Editorial / Stiefkind Radfahrer? Luxemburg ist weit entfernt von „Vision zéro“
„Vision zéro“, Tempo 30 innerorts, strengere Strafen für Verkehrsrowdys und besserer Schutz von Radfahrern: Die Hauptforderungen der „Sécurité routière“ sind eng miteinander verflochten. Will man Radfahrer besser schützen und prinzipiell eine „Vision zéro“ (Null Verletzte, null Tote im Straßenverkehr) erreichen, dann geht das nur mit einer sicheren Infrastruktur, einer Verringerung des Tempos und einer verstärkten Repression gegenüber denjenigen, die es mit den Regeln nicht ganz so genau nehmen.
Das ist freilich leichter gesagt als getan.
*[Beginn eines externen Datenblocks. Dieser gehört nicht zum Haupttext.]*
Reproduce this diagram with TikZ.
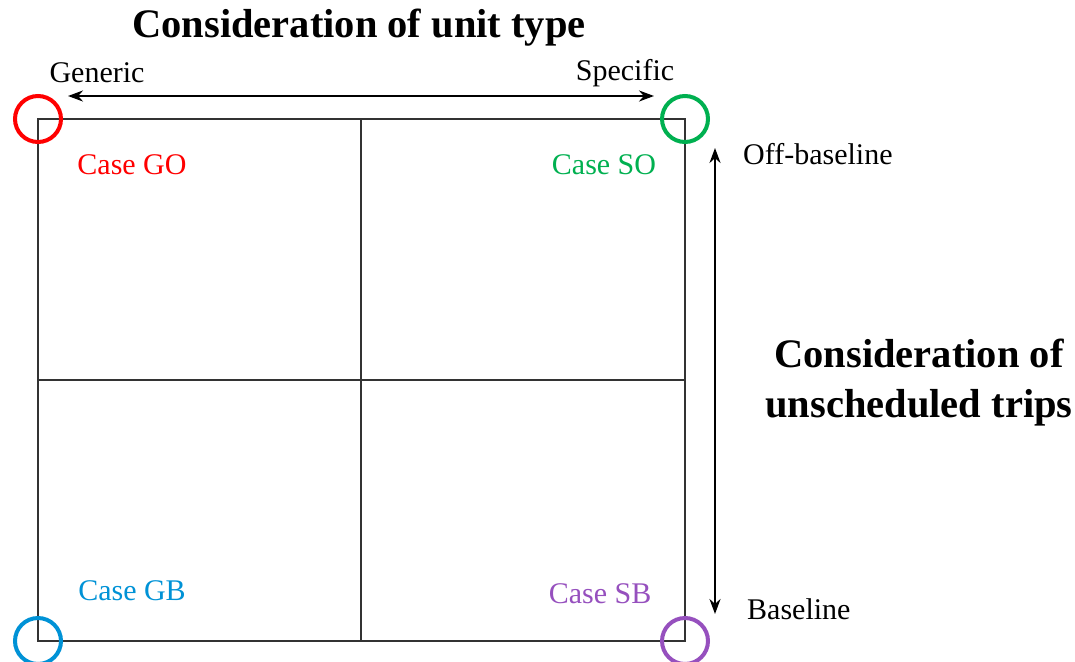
\documentclass[tikz,border=0pt]{standalone}
\usepackage{fontspec}
\setmainfont{Liberation Serif}
\usetikzlibrary{arrows.meta}
\definecolor{cgo}{RGB}{255,0,0}
\definecolor{cso}{RGB}{0,176,80}
\definecolor{cgb}{RGB}{0,146,214}
\definecolor{csb}{RGB}{150,80,190}
\tikzset{
  grid/.style={draw=black!80, line width=1.3pt},
  ring/.style={circle, draw=#1, line width=4pt, minimum size=46pt, inner sep=0pt},
  casetext/.style={text=#1, font=\fontsize{30}{36}\selectfont, inner sep=0pt},
  small/.style={font=\fontsize{30}{34}\selectfont, inner sep=0pt},
  big/.style={font=\fontsize{40.5}{50}\selectfont\bfseries, inner sep=0pt, align=center},
  axis/.style={line width=2.2pt, {Stealth[length=15pt,width=11pt]}-{Stealth[length=15pt,width=11pt]}}
}
\begin{document}
\begin{tikzpicture}[x=1pt,y=-1pt]
\useasboundingbox (0,0) rectangle (1075,661);
\coordinate (tl) at (38,119);
\coordinate (tr) at (685,119);
\coordinate (bl) at (38,641);
\coordinate (br) at (685,641);
\coordinate (mt) at (361,119);
\coordinate (mb) at (361,641);
\coordinate (ml) at (38,380);
\coordinate (mr) at (685,380);
\draw[grid] (tl) rectangle (br);
\draw[grid] (mt) -- (mb);
\draw[grid] (ml) -- (mr);
\node[ring=cgo] (rgo) at (tl) {};
\node[ring=cso] (rso) at (tr) {};
\node[ring=cgb] (rgb) at (bl) {};
\node[ring=csb] (rsb) at (br) {};
\node[big] (title) at (359,28) {Consideration of unit type};
\node[small] (gen) at (97,73) {Generic};
\node[small] (spec) at (625,73) {Specific};
\coordinate (ha) at (68,96);
\coordinate (hb) at (654,96);
\draw[axis] (ha) -- (hb);
\coordinate (va) at (715,148);
\coordinate (vb) at (715,614);
\draw[axis] (va) -- (vb);
\node[small, anchor=west] (off) at (743,154) {Off-baseline};
\node[small, anchor=west] (base) at (747,609) {Baseline};
\node[big] (uns) at (919,383) {Consideration of\\unscheduled trips};
\node[casetext=cgo] (go) at (132,165) {Case GO};
\node[casetext=cso] (so) at (604,165) {Case SO};
\node[casetext=cgb] (gb) at (132,591) {Case GB};
\node[casetext=csb] (sb) at (600,594) {Case SB};
\end{tikzpicture}
\end{document}
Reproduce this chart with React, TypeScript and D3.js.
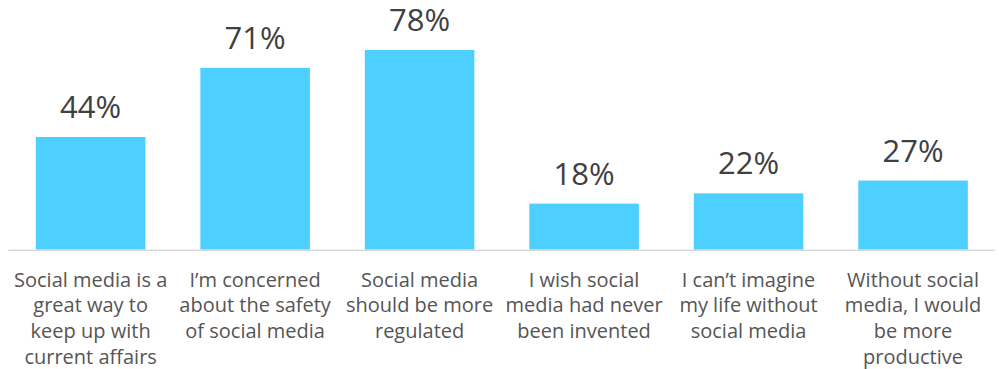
import React from "react";
import * as d3 from "d3";

const categories: string[][] = [
  ["Social media is a", "great way to", "keep up with", "current affairs"],
  ["I\u2019m concerned", "about the safety", "of social media"],
  ["Social media", "should be more", "regulated"],
  ["I wish social", "media had never", "been invented"],
  ["I can\u2019t imagine", "my life without", "social media"],
  ["Without social", "media, I would", "be more", "productive"],
];
const values: number[] = [44, 71, 78, 18, 22, 27];
const valueLabels: string[] = ["44%", "71%", "78%", "18%", "22%", "27%"];

const W = 999;
const H = 369;
const baseline = 249.7;
const FONT = "'Open Sans', sans-serif";

export default function App() {
  const ids = categories.map((_, i) => String(i));
  const x = d3.scaleBand<string>().domain(ids).range([8.4, 995.3]).paddingInner(0.334).paddingOuter(0.167);
  const y = d3.scaleLinear().domain([0, 97.5]).range([baseline, 0]);
  const bw = x.bandwidth();
  return (
    <svg
      width={W}
      height={H}
      style={{ position: "absolute", left: 0, top: 0, display: "block", background: "#fff" }}
    >
      {values.map((v, i) => (
        <rect key={"b" + i} x={x(ids[i])!} y={y(v)} width={bw} height={baseline - y(v)} fill="#4dcfff" />
      ))}
      <line x1={8.4} x2={995.3} y1={baseline + 0.5} y2={baseline + 0.5} stroke="#d9d9d9" strokeWidth={1.5} />
      {values.map((v, i) => (
        <text
          key={"v" + i}
          x={x(ids[i])! + bw / 2}
          y={y(v) - 19}
          textAnchor="middle"
          fontFamily={FONT}
          fontSize={31}
          fill="#404040"
        >
          {valueLabels[i]}
        </text>
      ))}
      {categories.map((lines, i) => (
        <text
          key={"c" + i}
          x={x(ids[i])! + bw / 2}
          y={286.5}
          textAnchor="middle"
          fontFamily={FONT}
          fontSize={20}
          fill="#555555"
        >
          {lines.map((l, j) => (
            <tspan key={j} x={x(ids[i])! + bw / 2} dy={j === 0 ? 0 : 25.8}>
              {l}
            </tspan>
          ))}
        </text>
      ))}
    </svg>
  );
}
Die bereits in den Wahlkämpfen des vergangenen Jahres viel thematisierte flächendeckende Geschwindigkeitsbegrenzung von 30 km/h innerorts kann kein Allheilmittel sein. Beispiel Esch: Mit Ausnahme der großen Achsen und Nationalstraßen gilt fast auf dem gesamten Stadtgebiet die Geschwindigkeitsbegrenzung 30. Das Problem aber ist, dass sich gefühlt über die Hälfte aller Autofahrer nicht daran hält. Was neben jugendlichem Leichtsinn zwei Gründe hat: Erstens sind die meisten Straßen nicht so zurückgebaut, dass der Fahrer gar keine andere Wahl hat, als vom Gas zu gehen. Und zweitens sind Verkehrskontrollen der Polizei selten.
Laut Verkehrssicherheit-Präsident Paul Hammelmann werden Radfahrer als Verkehrsteilnehmer in Luxemburg immer noch stiefmütterlich. Es bestehe akuter Handlungsbedarf, so Hammelmann, man müsse aktiver werden, um Radfahrer zu schützen. Die Unfallstatistik von 2023 zeigt einen massiven Anstieg an schwer verletzten oder getöteten Radfahrern (40 gegenüber 28 im Vorjahr). Neu ist auch, dass 29 Prozent aller tödlichen Verkehrsunfälle inzwischen innerorts stattfinden. Bei den Unfällen mit Schwerverletzten waren es 2023 gar 52 Prozent. Häufigste Ursache ist eine zu hohe Geschwindigkeit.
Es ist auf den Tag genau einen Monat her, dass in Luxemburg-Stadt ein junger Radfahrer an der Kreuzung nahe des „Pont Adolphe“ von einem Lkw erfasst und schwer verletzt wurde. Vor zehn Tagen erinnerte eine Mahnfahrt an den Unfall. Die Forderung der Radfahrer: Eiligst sichere Infrastrukturen für Radfahrer zu schaffen. Jede neue Straße soll mit einem abgetrennten Radweg gebaut werden und jede existierende Straße mindestens eine Radspur bekommen. Darüber hinaus soll sich die Mentalität der Menschen gegenüber dem Fahrrad ändern.
Ein Blick über die Grenzen hinaus genügt, um den immensen Nachholbedarf Luxemburgs in Sachen sicherer Radinfrastruktur zu unterstreichen. In Deutschland gibt es an zahlreichen Landstraßen separate Rad- und Fußgängerwege. Die sind hierzulande Mangelware. Was innerhalb der Städte in kürzester Zeit möglich ist, beweisen seit der Pandemie Brüssel oder Paris. Die Olympiastadt hat in den letzten Jahren einen radikalen Wandel in ihrer Verkehrspolitik vollzogen und durch die konsequente Förderung der sanften Mobilität und des öffentlichen Transports die Lebensqualität der Bürger genauso verbessert wie die Aufenthaltsqualität der Touristen. Dafür musste der motorisierte Verkehr zurückgedrängt werden.